Social Housing Reforms are a necessity not a choice

Posted 4 Aug 2010 by Walaa Idris

Does removing secured tenancy, from social housing tenants equate to removing security or allowing for flexibility?

The arguments – that there are people currently living in social housing who are able to rent privately but opt not to, there are also those who their housing needs have changed, but are still renting a larger accommodations than they need and of course there are those who need to move, due to better employment or family commitments, to a different Local Authority or City but can’t, because they are fearful of losing their accumulated housing entitlements, or worth having to restart in sheltered accommodations to re-qualify for a permanent dwelling – are genuine and serious.

The Big Society government, in my opinion, will never knowingly legislate adversely against the weakest and neediest in our country.
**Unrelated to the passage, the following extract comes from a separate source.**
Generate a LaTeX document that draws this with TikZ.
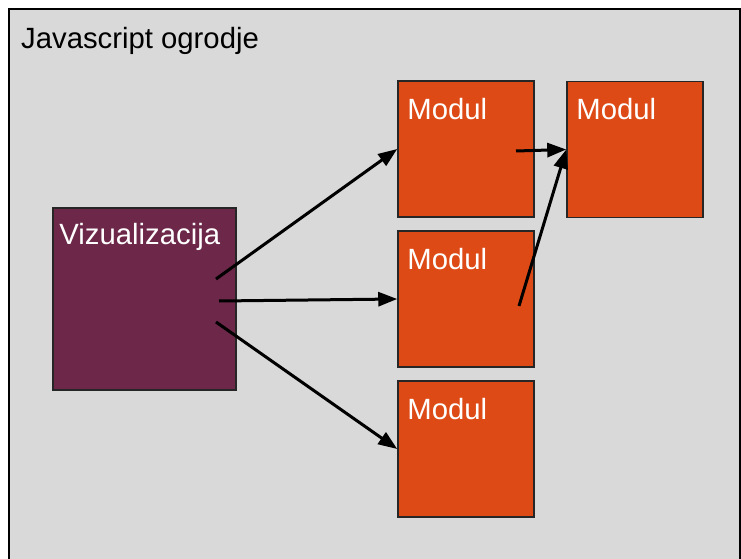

It was Compassionate Conservatism and Thatcher who gave council housing tenants the right to buy in the first place, a system that saw hard working people in low and middle incomes own their homes and pass it on to their families.

Through the years social housing needs has increased and the demand has steadily out stripped supply – the previous government, to cope and curb demands, has reformed the entitlement and the allowances given – but still the needs kept on increasing.

There is no escaping that the current system needs to be reformed, but to do that, even in the fairest and most just manner some people will be affected unfavorably.

Change is not always easy, plus not everyone likes it – but also there are those with hidden agendas, and for them any talk of change is an opportunity to protest.